Those familiar with hooks’ work often read it as an intersectional study of race, class and gender. My reading of hooks was a deliberate expedition to locate the margins where this intersection takes place and to understand them as places of care and uncare. hooks urges those of us who want to produce counter-hegemonic narratives to identify spaces where we can begin a ‘revision’. This suggestion is not very different to what architects set out to do with every project or design. The only difference is the way we understand the need for such a revision. From a social perspective, the place that requires revision is obviously the margin. However, the sparse theoretical knowledge on architecture seldom features a study, design and representation of the margin. Interestingly, the margin itself becomes a place for evolution of space and resistant technology. A confrontation happens and then, we encounter, according to bell hooks, a dichotomy, choosing between the system and the place of political resistance within the system. In the process of producing our architecture we also manufacture culture. The question is wherefrom: what is our position within this gulf; This position defines our subject, the object we produce, the knowledge we generate and our ‘capacity to envision oppositional aesthetic acts.’

Infrastructure, like the railroad in hooks’ essay, ‘Choosing the margin’, physically relegates some to the edge of things. The practice of architecture holds a similar power, one that can dictate who to separate and other and who to protect and preserve.
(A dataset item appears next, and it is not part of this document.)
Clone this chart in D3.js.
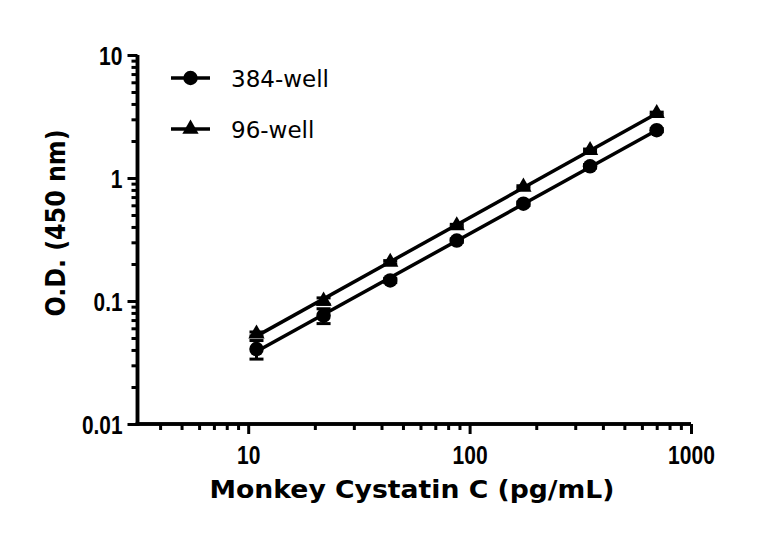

But is it possible to create within this separation, for the othered? Is it possible to build radically within this place of radical openness? And more importantly, can the authors of this resistance claim to have a justified positionality without having acquired one by forcing themselves into the charitable business of creating spaces for the marginalized?

A reading of hooks as an architect is an introspection of something both familiar and alien at the same time. Space is a core object of her work and thus offers architects an acquainted sense of belonging within her work. However, one is immediately then, confronted with the obvious distance between the most important of spaces, the margin and architecture that is far removed from its exploration. In my work as a researcher in India, I tried to understand the entangled margins within a construction site, a unit of architectural production. The site of production is also a homeplace here, the homeplace having further assumed a network of identities each with its own complications. However, from within this homeplace, or perhaps because of its very existence comes the resistance. The social reproduction that is conducted in such homeplaces, the homes of black women in hooks’ essay, ‘Homeplace’, Huda Tayob’s South African markets or the sites in India, is the domestic foundational unit of capitalistic production. And yet, within this relationship, there exists a counter-hegemonic existence that is read as resistance in hooks.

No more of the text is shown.